→ **Your objective**
From the first line of the data below through the line holding "(-400,-401) rectangle (400,409);", output each line exactly and leave the pictures out.

→ **Source excerpt**
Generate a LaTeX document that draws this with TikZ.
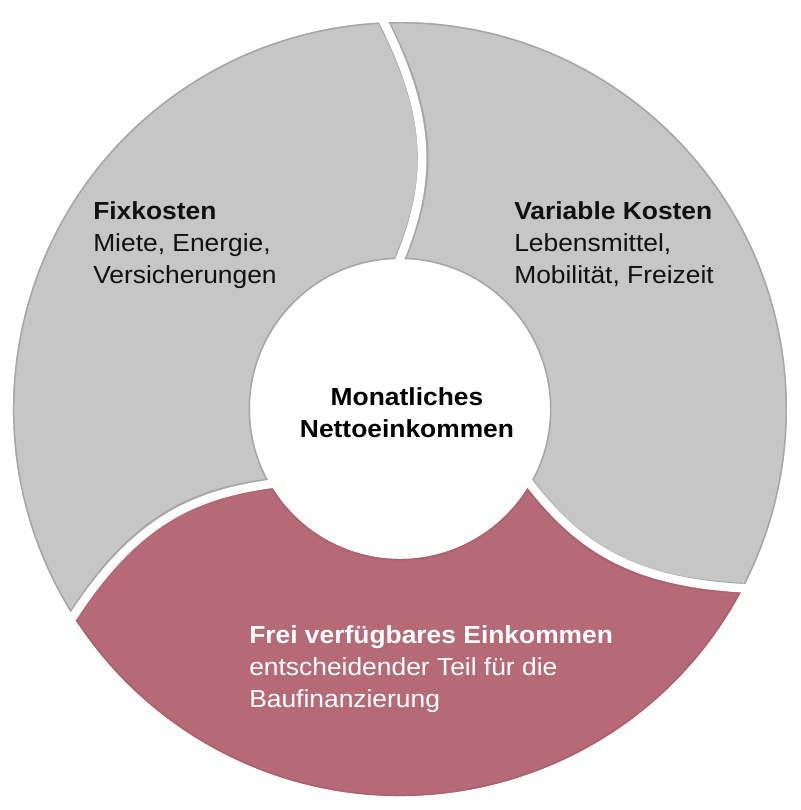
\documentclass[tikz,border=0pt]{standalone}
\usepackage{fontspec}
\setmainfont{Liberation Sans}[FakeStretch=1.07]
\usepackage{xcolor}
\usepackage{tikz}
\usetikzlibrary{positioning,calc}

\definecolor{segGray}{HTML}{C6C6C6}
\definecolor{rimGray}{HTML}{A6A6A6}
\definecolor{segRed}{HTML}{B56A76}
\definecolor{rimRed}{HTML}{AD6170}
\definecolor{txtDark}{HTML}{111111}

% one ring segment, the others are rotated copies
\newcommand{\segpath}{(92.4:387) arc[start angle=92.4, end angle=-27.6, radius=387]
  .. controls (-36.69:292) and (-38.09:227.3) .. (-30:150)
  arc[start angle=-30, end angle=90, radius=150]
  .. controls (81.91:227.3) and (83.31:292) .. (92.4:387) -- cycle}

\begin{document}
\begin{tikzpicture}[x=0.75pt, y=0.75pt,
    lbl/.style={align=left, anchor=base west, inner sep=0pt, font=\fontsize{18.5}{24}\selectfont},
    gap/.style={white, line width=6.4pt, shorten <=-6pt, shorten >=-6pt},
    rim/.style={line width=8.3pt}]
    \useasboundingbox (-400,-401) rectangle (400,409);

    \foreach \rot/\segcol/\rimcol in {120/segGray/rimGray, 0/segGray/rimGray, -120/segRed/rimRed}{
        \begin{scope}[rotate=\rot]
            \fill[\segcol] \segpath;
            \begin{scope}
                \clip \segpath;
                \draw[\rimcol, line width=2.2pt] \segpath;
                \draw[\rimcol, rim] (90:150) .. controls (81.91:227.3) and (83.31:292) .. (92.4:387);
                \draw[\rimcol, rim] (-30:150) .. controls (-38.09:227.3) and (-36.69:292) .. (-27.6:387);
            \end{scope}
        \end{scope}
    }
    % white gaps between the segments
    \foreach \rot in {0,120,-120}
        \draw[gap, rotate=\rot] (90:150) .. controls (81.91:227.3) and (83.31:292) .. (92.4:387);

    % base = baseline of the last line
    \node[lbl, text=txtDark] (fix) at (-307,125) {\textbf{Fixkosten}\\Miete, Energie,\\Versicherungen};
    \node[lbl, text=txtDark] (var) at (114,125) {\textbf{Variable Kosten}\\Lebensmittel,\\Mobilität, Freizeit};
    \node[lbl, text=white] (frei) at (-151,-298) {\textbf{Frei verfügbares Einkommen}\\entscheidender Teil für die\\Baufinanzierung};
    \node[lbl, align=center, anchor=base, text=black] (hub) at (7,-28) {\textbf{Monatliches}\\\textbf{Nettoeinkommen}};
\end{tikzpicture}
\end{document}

→ **Complete response**
Generate a LaTeX document that draws this with TikZ.
\documentclass[tikz,border=0pt]{standalone}
\usepackage{fontspec}
\setmainfont{Liberation Sans}[FakeStretch=1.07]
\usepackage{xcolor}
\usepackage{tikz}
\usetikzlibrary{positioning,calc}

\definecolor{segGray}{HTML}{C6C6C6}
\definecolor{rimGray}{HTML}{A6A6A6}
\definecolor{segRed}{HTML}{B56A76}
\definecolor{rimRed}{HTML}{AD6170}
\definecolor{txtDark}{HTML}{111111}

% one ring segment, the others are rotated copies
\newcommand{\segpath}{(92.4:387) arc[start angle=92.4, end angle=-27.6, radius=387]
  .. controls (-36.69:292) and (-38.09:227.3) .. (-30:150)
  arc[start angle=-30, end angle=90, radius=150]
  .. controls (81.91:227.3) and (83.31:292) .. (92.4:387) -- cycle}

\begin{document}
\begin{tikzpicture}[x=0.75pt, y=0.75pt,
    lbl/.style={align=left, anchor=base west, inner sep=0pt, font=\fontsize{18.5}{24}\selectfont},
    gap/.style={white, line width=6.4pt, shorten <=-6pt, shorten >=-6pt},
    rim/.style={line width=8.3pt}]
    \useasboundingbox (-400,-401) rectangle (400,409);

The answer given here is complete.